Nor can I strangle this man with my bare hands, because he is protected by bulletproof glass.
I make my way, stomach growling, to the opposite end of the station, where there is another sign marked “Billeterie Grandes Lignes“.
Oh. My. God.
Picture a large, windowless, dimly lit room with ticket desks lining three sides. The room was last refurbished circa 1960. The colour scheme is brown, on brown. There are fourteen desks, lining three sides of the room, of which only six are open. The queue zigzags back and forth across the centre of the room, in a decidedly orderly fashion for France, the irritated, overheated people having been shepherded into submission using barriers and red tape. I start to count how many irritated, overheated people must be served before it is my turn. I stop at 50, deciding, on balance, that I’d rather not know.
The time is 13.20; I left the office at 12.50.
Some people in the queue came prepared, and nibble on baguette sandwiches, or read books. I have no such means of sustenance or entertainment at my disposal, so I content myself with fuming inwardly at the number of SNCF employees who are milling about behind the ticket desks seemingly unoccupied; chatting, or just standing around with their arms folded, calmly surveying the mayhem, in full view of the people queuing. Hardly very tactful behaviour.
Occasionally, an employee comes on duty and deigns to sit down at one of the empty desks and pull up the blind to start work. But not before they have sauntered around the room at the speed of a snail and kissed both cheeks of every single fellow fonctionnairein the room.

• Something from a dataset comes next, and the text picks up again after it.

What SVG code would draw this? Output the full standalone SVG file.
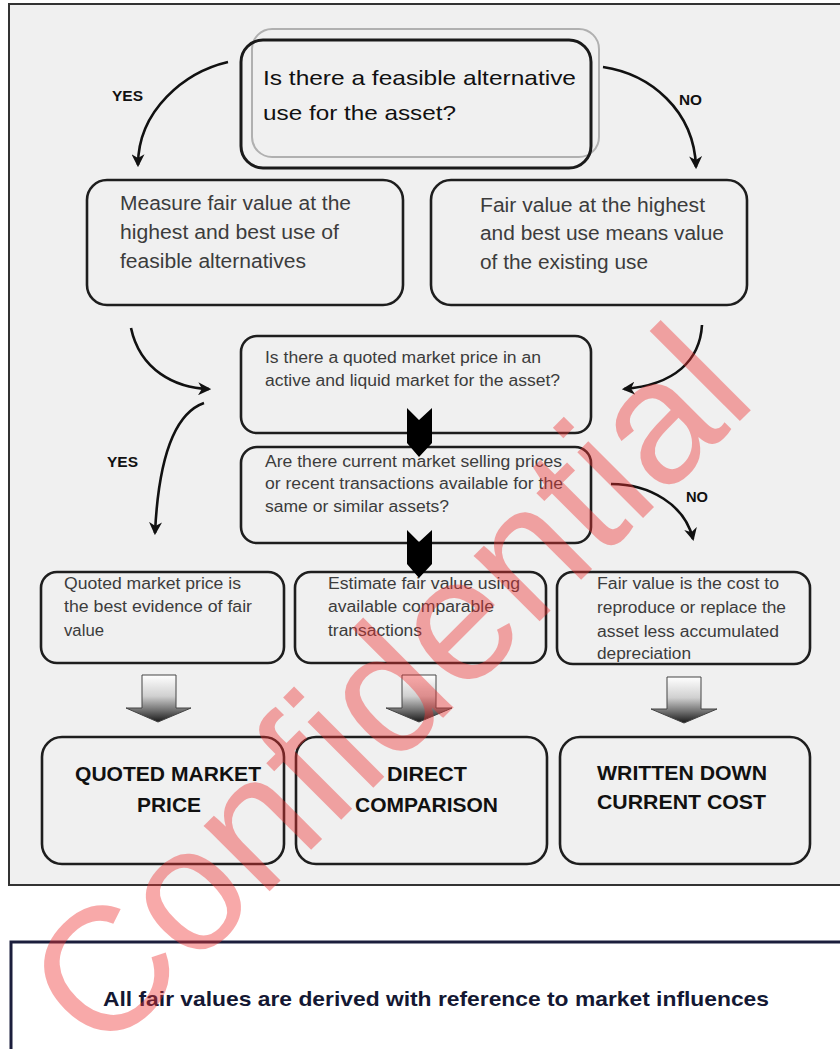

For every blind that is pulled up, another is lowered, elsewhere in the room.
I finally reach the front of the queue at 14.02. A pleasant and efficient young gentleman with a ponytail refunds my ticket in seconds. I smile, pathetically grateful, as all along I had been imagining what I would do if once I got to the front of the queue, I was told that I was in the wrong place for refunds.
I arrive back at the office at 14.20, looking forward to consoling myself with a sandwich and a strawberry tart.
I see that my boss is back from lunch, looking pointedly at his watch, so I return to my desk, stomach still protesting, crestfallen, and consign my lunch to the recesses of a desk drawer.
At that precise moment in time, I would gladly have paid in excess of € 100 to be able to eat my fruit tart in peace.
*a figure of speech. There was nothing merry about the voice of my interlocuteur. Disinterested, slightly dim and very bored would all be more apt descriptions.